WHAT TO PRODUCE:
For the entries below, copy exactly the line that contains "Write the Plotly code for this chart." through the line that contains "fig = go.Figure()", both ends included, and exclude all pictures.

Records with drawing code:
───

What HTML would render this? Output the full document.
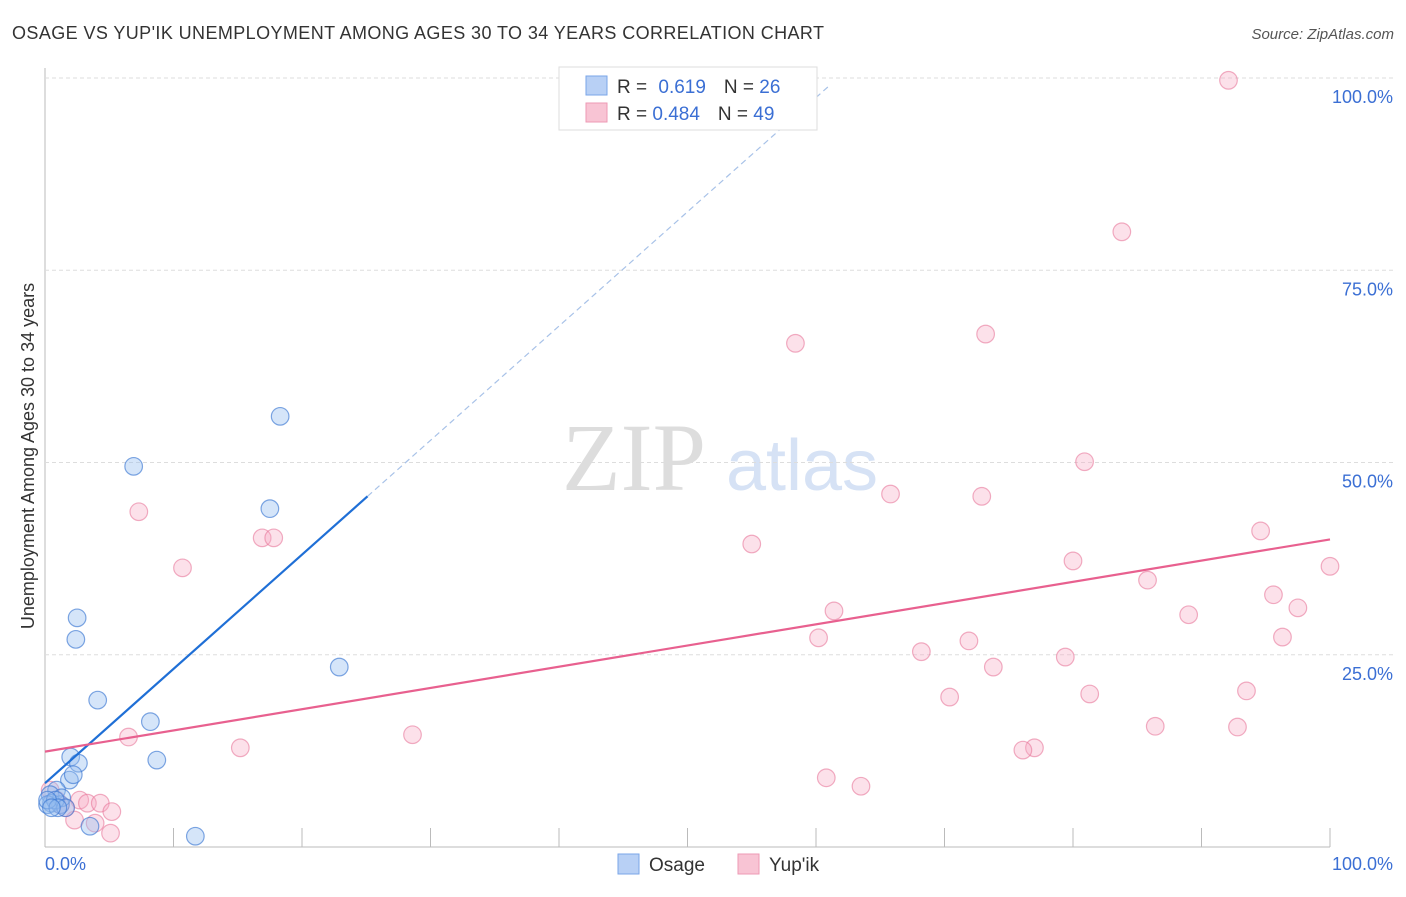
<!DOCTYPE html>
<html><head><meta charset="utf-8"><style>
body{margin:0;background:#fff;font-family:"Liberation Sans",sans-serif}
</style></head><body>
<svg id="c" width="1406" height="892" xmlns="http://www.w3.org/2000/svg">
<text x="12" y="39" font-size="18" fill="#333" textLength="812">OSAGE VS YUP'IK UNEMPLOYMENT AMONG AGES 30 TO 34 YEARS CORRELATION CHART</text>
<text x="1394" y="39" font-size="15" fill="#555" text-anchor="end" font-style="italic">Source: ZipAtlas.com</text>
<text x="634" y="490" font-size="96" fill="#ddd" font-family="Liberation Serif" text-anchor="middle">ZIP</text>
<text x="802" y="490" font-size="72" fill="#d6e2f5" text-anchor="middle">atlas</text>
<text transform="translate(34,456) rotate(-90)" font-size="18" fill="#333" text-anchor="middle">Unemployment Among Ages 30 to 34 years</text>
<g id="grid"></g><g id="marks"></g>
<g>
<rect x="559" y="67" width="258" height="63" fill="#fff" stroke="#ddd"/>
<rect x="586" y="76" width="21" height="19" fill="#b8d0f5" stroke="#7aa6e8"/>
<rect x="586" y="103" width="21" height="19" fill="#f8c4d4" stroke="#ee9ab4"/>
<text x="617" y="93" font-size="19" fill="#333">R = <tspan fill="#3b6fd4" dx="6">0.619</tspan><tspan dx="18" fill="#333">N = </tspan><tspan fill="#3b6fd4">26</tspan></text>
<text x="617" y="120" font-size="19" fill="#333">R = <tspan fill="#3b6fd4">0.484</tspan><tspan dx="18" fill="#333">N = </tspan><tspan fill="#3b6fd4">49</tspan></text>
</g>
<g>
<rect x="618" y="854" width="21" height="20" fill="#b8d0f5" stroke="#7aa6e8"/>
<text x="649" y="871" font-size="19" fill="#333">Osage</text>
<rect x="738" y="854" width="21" height="20" fill="#f8c4d4" stroke="#ee9ab4"/>
<text x="769" y="871" font-size="19" fill="#333">Yup'ik</text>
</g>
</svg>
<script>
const yTicks=[25,50,75,100];
const yTickLabels=["25.0%","50.0%","75.0%","100.0%"];
const osageX=[18.3,6.9,17.5,2.5,2.4,22.9,4.1,8.2,8.7,2.0,2.6,1.9,2.2,0.9,0.4,0.5,1.2,0.2,1.3,3.5,11.7,0.8,0.2,1.6,1.0,0.5];
const osageY=[56.0,49.5,44.0,29.8,27.0,23.4,19.1,16.3,11.3,11.7,10.9,8.7,9.4,7.4,6.8,5.7,5.5,5.5,6.4,2.7,1.4,6.1,6.1,5.1,5.1,5.1];
const yupikX=[92.1,83.8,73.2,58.4,80.9,65.8,72.9,7.3,16.9,17.8,94.6,55.0,10.7,100,80.0,85.8,95.6,61.4,97.5,89.0,96.3,60.2,71.9,68.2,79.4,73.8,93.5,70.4,81.3,86.4,92.8,28.6,6.5,15.2,77.0,76.1,60.8,63.5,0.9,2.7,3.3,4.3,5.2,2.3,3.9,5.1,0.4,1.2,1.6];
const yupikY=[99.7,80.0,66.7,65.5,50.1,45.9,45.6,43.6,40.2,40.2,41.1,39.4,36.3,36.5,37.2,34.7,32.8,30.7,31.1,30.2,27.3,27.2,26.8,25.4,24.7,23.4,20.3,19.5,19.9,15.7,15.6,14.6,14.3,12.9,12.9,12.6,9.0,7.9,6.1,6.1,5.7,5.7,4.6,3.5,3.1,1.8,7.4,5.5,5.1];
const osageFit=[8.3,1.486];
const yupikFit=[12.4,0.276];
const X=v=>45+v*12.85, Y=v=>847-v*7.69;
const NS="http://www.w3.org/2000/svg";
function mk(t,a,p){const e=document.createElementNS(NS,t);for(const k in a)e.setAttribute(k,a[k]);p.appendChild(e);return e;}
const g=document.getElementById('grid'),m=document.getElementById('marks');
mk('line',{x1:45,y1:68,x2:45,y2:847,stroke:'#bbb'},g);
mk('line',{x1:45,y1:847,x2:1330,y2:847,stroke:'#bbb'},g);
yTicks.forEach((t,i)=>{const l=mk('line',{x1:45,y1:Y(t),x2:1395,y2:Y(t),stroke:'#ddd','stroke-dasharray':'4,3'},g);


const tx=mk('text',{x:1393,y:Y(t)+25,'font-size':18,fill:'#3b6fd4','text-anchor':'end'},g);tx.textContent=yTickLabels[i];

});
for(let i=1;i<=10;i++){const l=mk('line',{x1:X(i*10),y1:828,x2:X(i*10),y2:847,stroke:'#bbb'},g);

}
const t0=mk('text',{x:45,y:870,'font-size':18,fill:'#3b6fd4'},g);t0.textContent='0.0%';


const t1=mk('text',{x:1393,y:870,'font-size':18,fill:'#3b6fd4','text-anchor':'end'},g);t1.textContent='100.0%';


yupikX.forEach((x,i)=>{const c=mk('circle',{cx:X(x),cy:Y(yupikY[i]),r:8.8,fill:'rgba(246,170,195,0.35)',stroke:'rgba(232,120,155,0.6)','stroke-width':1.2},m);

});
osageX.forEach((x,i)=>{const c=mk('circle',{cx:X(x),cy:Y(osageY[i]),r:8.8,fill:'rgba(150,190,240,0.4)',stroke:'rgba(60,120,210,0.65)','stroke-width':1.2},m);

});
const l1=mk('line',{x1:X(0),y1:Y(osageFit[0]),x2:X(25.1),y2:Y(osageFit[0]+osageFit[1]*25.1),stroke:'#1f6fd6','stroke-width':2.2},m);


const l1d=mk('line',{x1:X(25.1),y1:Y(osageFit[0]+osageFit[1]*25.1),x2:X(61.1),y2:Y(osageFit[0]+osageFit[1]*61.1),stroke:'#a8c2e8','stroke-width':1.2,'stroke-dasharray':'6,4'},m);


const l2=mk('line',{x1:X(0),y1:Y(yupikFit[0]),x2:X(100),y2:Y(yupikFit[0]+yupikFit[1]*100),stroke:'#e8608f','stroke-width':2.2},m);


</script>
</body></html>
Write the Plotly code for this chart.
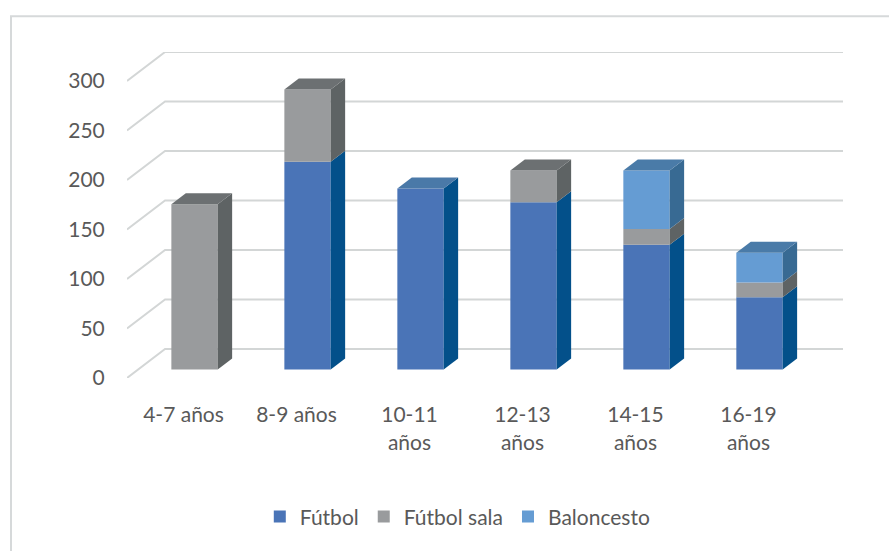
import plotly.graph_objects as go

# ---- data ----
categories = ["4-7 años", "8-9 años", "10-11<br>años", "12-13<br>años", "14-15<br>años", "16-19<br>años"]
futbol = [0, 210, 183, 169, 126, 73]
futbol_sala = [167, 73, 0, 32, 16, 15]
baloncesto = [0, 0, 0, 0, 59, 30]
y_ticks = [0, 50, 100, 150, 200, 250, 300]

series = [
    ("Fútbol", futbol, "#4A74B7", "#03508A", "#4A79A8"),
    ("Fútbol sala", futbol_sala, "#999B9D", "#5E6364", "#6C7072"),
    ("Baloncesto", baloncesto, "#659CD3", "#386A93", "#4A7BA8"),
]

# ---- 3D projection style (oblique) ----
DX = 0.3366      # total depth, x (category units)
DY = 29.3        # total depth, y (value units)
FB = 0.29        # depth fraction of bar front face
BD = 0.38        # depth fraction of bar thickness
W = 0.41         # bar width (category units)
n = len(categories)
xs = list(range(n))

fig = go.Figure()

# back-wall grid lines with diagonal side-wall edges
for v in y_ticks:
    fig.add_shape(type="path", xref="x", yref="y", layer="below",
                  path=f"M{-0.5},{v} L{-0.5 + DX},{v + DY} L{n - 0.5 + DX},{v + DY}",
                  line=dict(color="#D3D6D6", width=2))

oy = FB * DY
ox = FB * DX
bdx = BD * DX
bdy = BD * DY

cum = [0.0] * n
tops = [None] * n
segs = []
for name, vals, cf, cs, ct in series:
    bases = [oy + c for c in cum]
    fig.add_trace(go.Bar(
        x=[x + ox for x in xs], y=vals, base=bases, width=W, name=name,
        marker=dict(color=cf, line=dict(width=0)), hoverinfo="skip"))
    for i in range(n):
        if vals[i] > 0:
            segs.append((i, cum[i], cum[i] + vals[i], cs))
            tops[i] = (cum[i] + vals[i], ct)
        cum[i] += vals[i]

# side faces
for i, b0, b1, cs in segs:
    xr = xs[i] + ox + W / 2
    fig.add_trace(go.Scatter(
        x=[xr, xr + bdx, xr + bdx, xr, xr],
        y=[b0 + oy, b0 + oy + bdy, b1 + oy + bdy, b1 + oy, b0 + oy],
        fill="toself", fillcolor=cs, mode="lines", line=dict(width=0, color=cs),
        showlegend=False, hoverinfo="skip"))
# top faces
for i in range(n):
    if tops[i] is None:
        continue
    t, ct = tops[i]
    xl = xs[i] + ox - W / 2
    xr = xs[i] + ox + W / 2
    fig.add_trace(go.Scatter(
        x=[xl, xl + bdx, xr + bdx, xr, xl],
        y=[t + oy, t + oy + bdy, t + oy + bdy, t + oy, t + oy],
        fill="toself", fillcolor=ct, mode="lines", line=dict(width=0, color=ct),
        showlegend=False, hoverinfo="skip"))

# chart border
fig.add_shape(type="rect", xref="paper", yref="paper",
              x0=-0.162, x1=1.2, y0=-0.7, y1=1.11,
              line=dict(color="#D6D9DA", width=2), fillcolor="rgba(0,0,0,0)", layer="below")

fig.update_layout(
    width=889, height=551,
    margin=dict(l=127, r=46, t=52, b=173),
    paper_bgcolor="white", plot_bgcolor="white",
    barmode="overlay",
    font=dict(family="Lato", size=21, color="#595959"),
    xaxis=dict(range=[-0.5, n - 0.5 + DX], tickmode="array", tickvals=xs, ticktext=categories,
               showgrid=False, zeroline=False, showline=False,
               ticks="outside", ticklen=18, tickcolor="rgba(0,0,0,0)", fixedrange=True),
    yaxis=dict(range=[0, 300 + DY], tickmode="array", tickvals=y_ticks,
               showgrid=False, zeroline=False, showline=False,
               ticks="outside", ticklen=17, tickcolor="rgba(0,0,0,0)", fixedrange=True),
    legend=dict(orientation="h", x=0.462, xanchor="center", y=-0.426, yanchor="middle",
                font=dict(size=21, color="#595959"), traceorder="normal", itemwidth=30),
    showlegend=True,
)

fig.write_html("out.html", config={"displayModeBar": False, "staticPlot": True},
               post_script="document.body.style.margin='0';document.body.style.overflow='hidden';")
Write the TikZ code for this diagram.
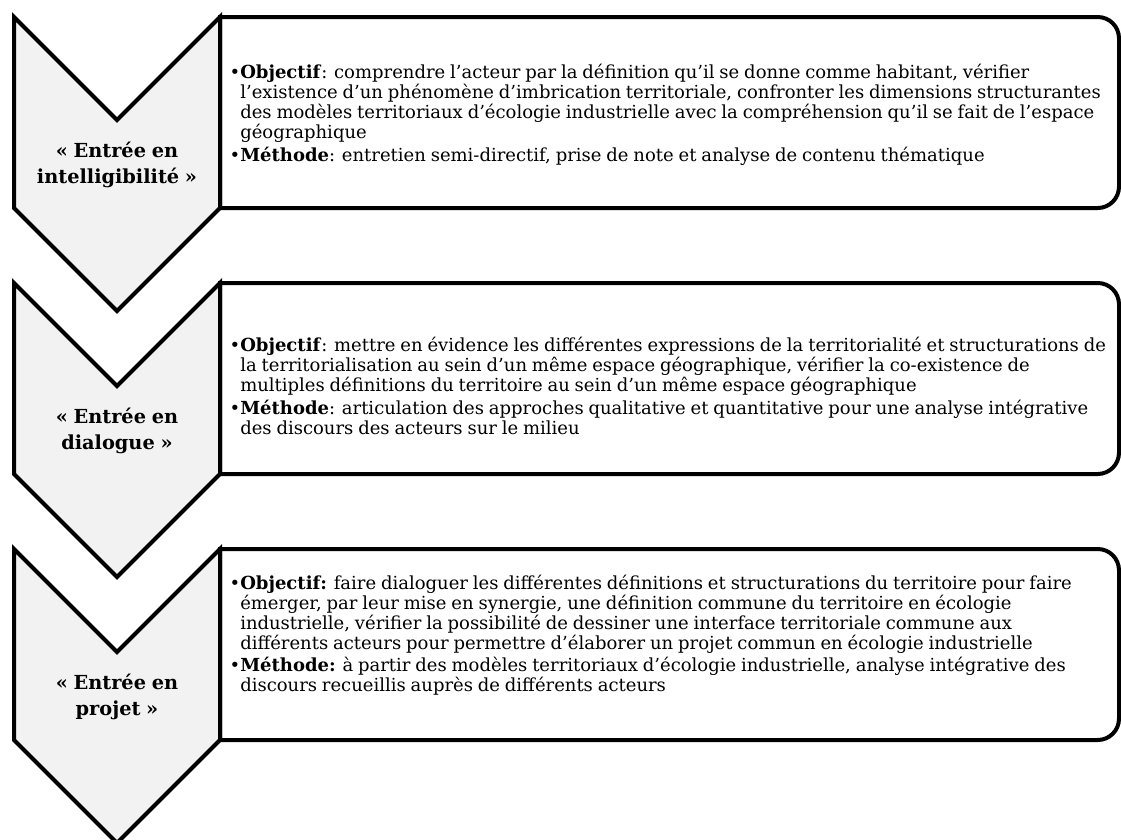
\documentclass[tikz,border=0pt]{standalone}
\usepackage{fontspec}
\setmainfont[WordSpace=0.85]{DejaVu Serif}
\usetikzlibrary{positioning}

\begin{document}
\begin{tikzpicture}[x=0.75pt, y=-0.75pt,
  chevron/.style={draw=black, line width=3pt, fill=black!5, line join=miter},
  panel/.style={draw=black, line width=3pt, fill=white},
  stage/.style={font=\bfseries\fontsize{14.5}{19.5}\selectfont, align=center, inner sep=0pt},
  body/.style={font=\fontsize{13.5}{15}\selectfont, align=left, inner sep=0pt, anchor=west}
]
\useasboundingbox (0,0) rectangle (1121,839);
\clip (0,0) rectangle (1121,839);

% panels first, chevrons on top of their left edge
\foreach \t in {17,283,549} {
  \draw[panel] (220,\t+191) -- (220,\t) [rounded corners=16pt] -- (1119,\t) -- (1119,\t+191) [sharp corners] -- cycle;
  \draw[chevron] (14,\t) -- (117,\t+103) -- (220,\t) -- (220,\t+191) -- (117,\t+294) -- (14,\t+191) -- cycle;
}

\node[stage] (intel) at (117,165) {«~Entrée en\\intelligibilité~»};
\node[stage] (dial) at (117,431) {«~Entrée en\\dialogue~»};
\node[stage] (proj) at (117,697) {«~Entrée en\\projet~»};

\node[body] (intelTxt) at (240,115)
  {\llap{•}\textbf{Objectif}: comprendre l’acteur par la définition qu’il se donne comme habitant, vérifier\\
   l’existence d’un phénomène d’imbrication territoriale, confronter les dimensions structurantes\\
   des modèles territoriaux d’écologie industrielle avec la compréhension qu’il se fait de l’espace\\
   géographique\\[2pt]
   \llap{•}\textbf{Méthode}: entretien semi-directif, prise de note et analyse de contenu thématique};

\node[body] (dialTxt) at (240,386)
  {\llap{•}\textbf{Objectif}: mettre en évidence les différentes expressions de la territorialité et structurations de\\
   la territorialisation au sein d’un même espace géographique, vérifier la co-existence de\\
   multiples définitions du territoire au sein d’un même espace géographique\\[2pt]
   \llap{•}\textbf{Méthode}: articulation des approches qualitative et quantitative pour une analyse intégrative\\
   des discours des acteurs sur le milieu};

\node[body] (projTxt) at (240,635)
  {\llap{•}\textbf{Objectif:} faire dialoguer les différentes définitions et structurations du territoire pour faire\\
   émerger, par leur mise en synergie, une définition commune du territoire en écologie\\
   industrielle, vérifier la possibilité de dessiner une interface territoriale commune aux\\
   différents acteurs pour permettre d’élaborer un projet commun en écologie industrielle\\[2pt]
   \llap{•}\textbf{Méthode:} à partir des modèles territoriaux d’écologie industrielle, analyse intégrative des\\
   discours recueillis auprès de différents acteurs};

\end{tikzpicture}
\end{document}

───

CORRECT RESULT:
Write the Plotly code for this chart.
import plotly.graph_objects as go

# ---- data ----
categories = ["4-7 años", "8-9 años", "10-11<br>años", "12-13<br>años", "14-15<br>años", "16-19<br>años"]
futbol = [0, 210, 183, 169, 126, 73]
futbol_sala = [167, 73, 0, 32, 16, 15]
baloncesto = [0, 0, 0, 0, 59, 30]
y_ticks = [0, 50, 100, 150, 200, 250, 300]

series = [
    ("Fútbol", futbol, "#4A74B7", "#03508A", "#4A79A8"),
    ("Fútbol sala", futbol_sala, "#999B9D", "#5E6364", "#6C7072"),
    ("Baloncesto", baloncesto, "#659CD3", "#386A93", "#4A7BA8"),
]

# ---- 3D projection style (oblique) ----
DX = 0.3366      # total depth, x (category units)
DY = 29.3        # total depth, y (value units)
FB = 0.29        # depth fraction of bar front face
BD = 0.38        # depth fraction of bar thickness
W = 0.41         # bar width (category units)
n = len(categories)
xs = list(range(n))

fig = go.Figure()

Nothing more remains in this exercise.